2024 nominal US dollars ($Billions) | |||
---|---|---|---|
US Trade Partner | US Imports from… | US Exports to… | Country's Exports to the US as % of GDP |
Canada | $413 | $349 | 18% |
Mexico | $506 | $334 | 27% |
China | $439 | $144 | 2% |
All US Trade Partners | $4,110 | $3,192 | |
US Consumer Spending | US GDP | Proposed Tariffs as % of US GDP |
---|---|---|
$20,263 | $29,720 | 1.01% |
Revenue to US from Proposed Tariffs ($Billions) | ||
---|---|---|
Reciprocal Tariffs | Country/Industry Specific Tariffs | Total Tariffs as % of US GDP |
$94 | $307 | 1.35% |
Source: Haver Analytics and Citi Wealth Investments as of March 3, 2025. All forecasts are expressions of opinion and are subject to change without notice and are not intended to be a guarantee of future events.
Top 10 US Trade Partners (%) | ||||
---|---|---|---|---|
Trade Partner | Effective Tariff Rate | Trade Partner's Effective Tariff Rate on US | Trade Partner's Exports to the US as % of GDP | Potential Revenue to US from Reciprocal Tariffs ($BB) |
China | 2.86 | 7.13 | 3.20 | 24.58 |
Euro Area | 2.22 | 1.50 | 3.57 | -- |
Mexico | 0.01 | 5.17 | 32.47 | 23.69 |
Canada | 0.12 | 1.08 | 20.87 | 4.28 |
Japan | 1.58 | 3.90 | 3.65 | 3.59 |
Vietnam | 4.63 | 2.85 | 33.24 | -- |
South Korea | 0.01 | 14.39 | 7.26 | 17.38 |
India | 2.99 | 9.45 | 2.69 | 5.88 |
United Kingdom | 1.32 | 0.69 | 2.11 | -- |
Thailand | 0.85 | 6.19 | 12.72 | 3.36 |
Top 10 Total | 82.75 | |||
Rest of World | 2.15 | 3.57 | 1.47 | 10.77 |
Source: World Integrated Trade Solution and Citi Wealth Investments as of February 12, 2025. All forecasts are expressions of opinion and are subject to change without notice and are not intended to be a guarantee of future events.

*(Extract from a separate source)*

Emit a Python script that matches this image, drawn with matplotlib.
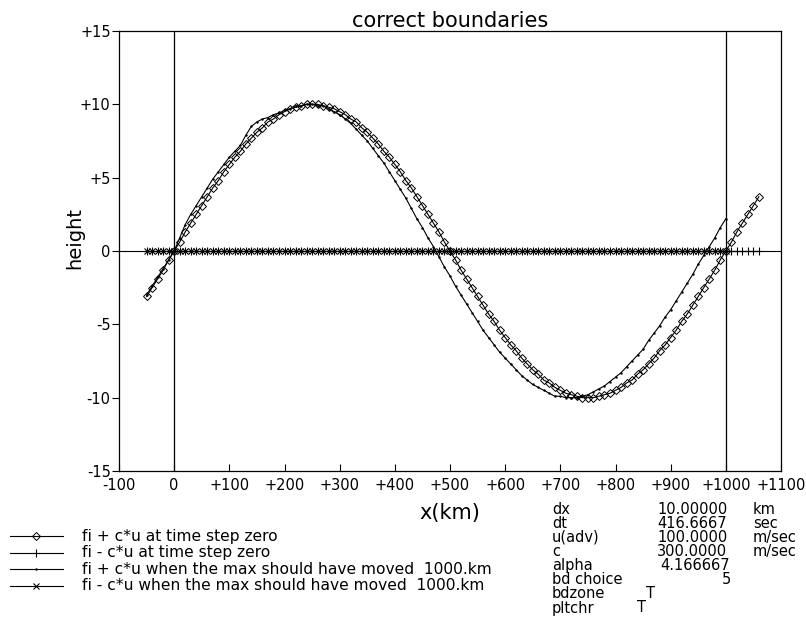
import numpy as np
import matplotlib
matplotlib.use("Agg")
import matplotlib.pyplot as plt
from matplotlib.lines import Line2D

plt.rcParams['font.family'] = ['DejaVu Sans']

# grid (dx = 10 km)
x_initial = np.arange(-50, 1061, 10)
x_final = np.arange(-50, 1001, 10)

# fi + c*u at time step zero
fplus_initial = [
    -3.1, -2.5, -1.9, -1.3, -0.6,
    0.0, 0.6, 1.3, 1.9, 2.5, 3.1, 3.7, 4.3, 4.8, 5.4,
    5.9, 6.4, 6.8, 7.3, 7.7, 8.1, 8.4, 8.8, 9.0, 9.3,
    9.5, 9.7, 9.8, 9.9, 10.0, 10.0, 10.0, 9.9, 9.8, 9.7,
    9.5, 9.3, 9.0, 8.8, 8.4, 8.1, 7.7, 7.3, 6.8, 6.4,
    5.9, 5.4, 4.8, 4.3, 3.7, 3.1, 2.5, 1.9, 1.3, 0.6,
    0.0, -0.6, -1.3, -1.9, -2.5, -3.1, -3.7, -4.3, -4.8, -5.4,
    -5.9, -6.4, -6.8, -7.3, -7.7, -8.1, -8.4, -8.8, -9.0, -9.3,
    -9.5, -9.7, -9.8, -9.9, -10.0, -10.0, -10.0, -9.9, -9.8, -9.7,
    -9.5, -9.3, -9.0, -8.8, -8.4, -8.1, -7.7, -7.3, -6.8, -6.4,
    -5.9, -5.4, -4.8, -4.3, -3.7, -3.1, -2.5, -1.9, -1.3, -0.6,
    0.0, 0.6, 1.3, 1.9, 2.5, 3.1, 3.7,
]
# fi - c*u at time step zero
fminus_initial = np.zeros(len(x_initial))

# fi + c*u when the max should have moved 1000 km
fplus_final = [
    -3.0, -2.4, -1.8, -1.2, -0.6,
    0.0, 0.9, 1.8, 2.5, 3.1, 3.7, 4.3, 4.9, 5.4, 5.9,
    6.4, 6.8, 7.2, 7.9, 8.5, 8.8, 9.0, 9.1, 9.3, 9.4,
    9.6, 9.7, 9.9, 9.9, 10.0, 10.0, 9.9, 9.9, 9.7, 9.5,
    9.3, 9.0, 8.7, 8.3, 7.9, 7.5, 7.0, 6.5, 6.0, 5.4,
    4.8, 4.2, 3.6, 2.9, 2.2, 1.6, 0.9, 0.3, -0.4, -1.1,
    -1.7, -2.4, -3.0, -3.6, -4.2, -4.8, -5.4, -5.9, -6.4, -6.9,
    -7.3, -7.7, -8.1, -8.5, -8.8, -9.1, -9.3, -9.5, -9.7, -9.9,
    -9.9, -10.0, -10.0, -10.0, -9.9, -9.8, -9.6, -9.4, -9.2, -8.9,
    -8.6, -8.3, -7.9, -7.5, -7.1, -6.7, -6.1, -5.6, -5.1, -4.5,
    -4.0, -3.4, -2.8, -2.2, -1.6, -0.9, -0.3, 0.3, 0.9, 1.6,
    2.2,
]
# fi - c*u when the max should have moved 1000 km
fminus_final = np.zeros(len(x_final))

legend_labels = [
    "fi + c*u at time step zero",
    "fi - c*u at time step zero",
    "fi + c*u when the max should have moved  1000.km",
    "fi - c*u when the max should have moved  1000.km",
]

xticks = [-100, 0, 100, 200, 300, 400, 500, 600, 700, 800, 900, 1000, 1100]
xtick_labels = ["-100", "0", "+100", "+200", "+300", "+400", "+500", "+600",
                "+700", "+800", "+900", "+1000", "+1100"]
yticks = [-15, -10, -5, 0, 5, 10, 15]
ytick_labels = ["-15", "-10", "-5", "0", "+5", "+10", "+15"]

param_names = ["dx", "dt", "u(adv)", "c", "alpha", "bd choice", "bdzone", "pltchr"]
param_values = ["10.00000", "416.6667", "100.0000", "300.0000", "4.166667", "5", "T", "T"]
param_units = ["km", "sec", "m/sec", "m/sec", "", "", "", ""]

W, H = 806, 631
fig = plt.figure(figsize=(W / 100, H / 100), dpi=100)
ax = fig.add_axes([119 / W, 1 - 471 / H, 662 / W, 440 / H])

styles = [
    dict(marker='D', markersize=4.5, mfc='none', mew=0.7),
    dict(marker='+', markersize=6, mew=0.8),
    dict(marker='.', markersize=1.5),
    dict(marker='x', markersize=4.5, mew=0.8),
]
series = [(x_initial, fplus_initial), (x_initial, fminus_initial),
          (x_final, fplus_final), (x_final, fminus_final)]
for (xs, ys), st in zip(series, styles):
    ax.plot(xs, ys, color='black', lw=0.8, **st)

ax.axvline(0, color='black', lw=0.9)
ax.axvline(1000, color='black', lw=0.9)
ax.axhline(0, color='black', lw=0.8, zorder=0)

ax.set_xlim(-100, 1100)
ax.set_ylim(-15, 15)
ax.set_xticks(xticks, labels=xtick_labels)
ax.set_yticks(yticks, labels=ytick_labels)
ax.tick_params(axis='x', direction='in', length=5, labelsize=10.5, pad=5)
ax.tick_params(axis='y', direction='out', length=5, labelsize=10.5, pad=1)
for sp in ax.spines.values():
    sp.set_linewidth(0.9)

ax.set_title("correct boundaries", fontsize=15, pad=3)
ax.set_ylabel("height", fontsize=14)
ax.yaxis.set_label_coords(-0.053, 0.53)
ax.set_xlabel("x(km)", fontsize=15, labelpad=7)

# legend drawn at bottom left
leg_rows = [536, 552.5, 569, 585.5]
for y, lab, st in zip(leg_rows, legend_labels, styles):
    yf = 1 - y / H
    fig.add_artist(Line2D([10 / W, 63 / W], [yf, yf], color='black', lw=0.8,
                          transform=fig.transFigure))
    fig.add_artist(Line2D([36 / W], [yf], color='black', lw=0,
                          transform=fig.transFigure, **st))
    fig.text(82 / W, yf, lab, fontsize=11.2, va='center', ha='left')

# run parameters
row_y = [510, 524, 537.5, 551.5, 565.5, 580, 594, 608]
value_x = [657, 657, 657, 657, 660, 722, 646, 637]
for y, name, val, unit, vx in zip(row_y, param_names, param_values, param_units, value_x):
    yf = 1 - y / H
    fig.text(552 / W, yf, name, fontsize=10.5, va='center', ha='left')
    fig.text(vx / W, yf, val, fontsize=10.5, va='center', ha='left')
    if unit:
        fig.text(753 / W, yf, unit, fontsize=10.5, va='center', ha='left')

plt.savefig("out.png", dpi=100)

Fast markets, but for a reason
US equities are weakening rapidly but from a high level. Measures such as the VIX and industry correlation suggest a correction is ongoing but could extend further depending on how the administration proceeds. If the pace of share price declines continues, we would look for opportunities much as we did in August of last year. First-quarter EPS estimates are very weak and likely to be exceeded. However, we would tend to look for industries and firms that have been indiscriminately hit by risk aversion. Thus far, the selloff in equities has not taken that shape.
We believe investors diversified across regions and asset classes are better able to face idiosyncratic risks, even as large as the US’s new tariffs. The gains in non-US equities and US bonds are helping such portfolios generate a positive return in the year-to-date even with the 6.5% drop in the S&P 500.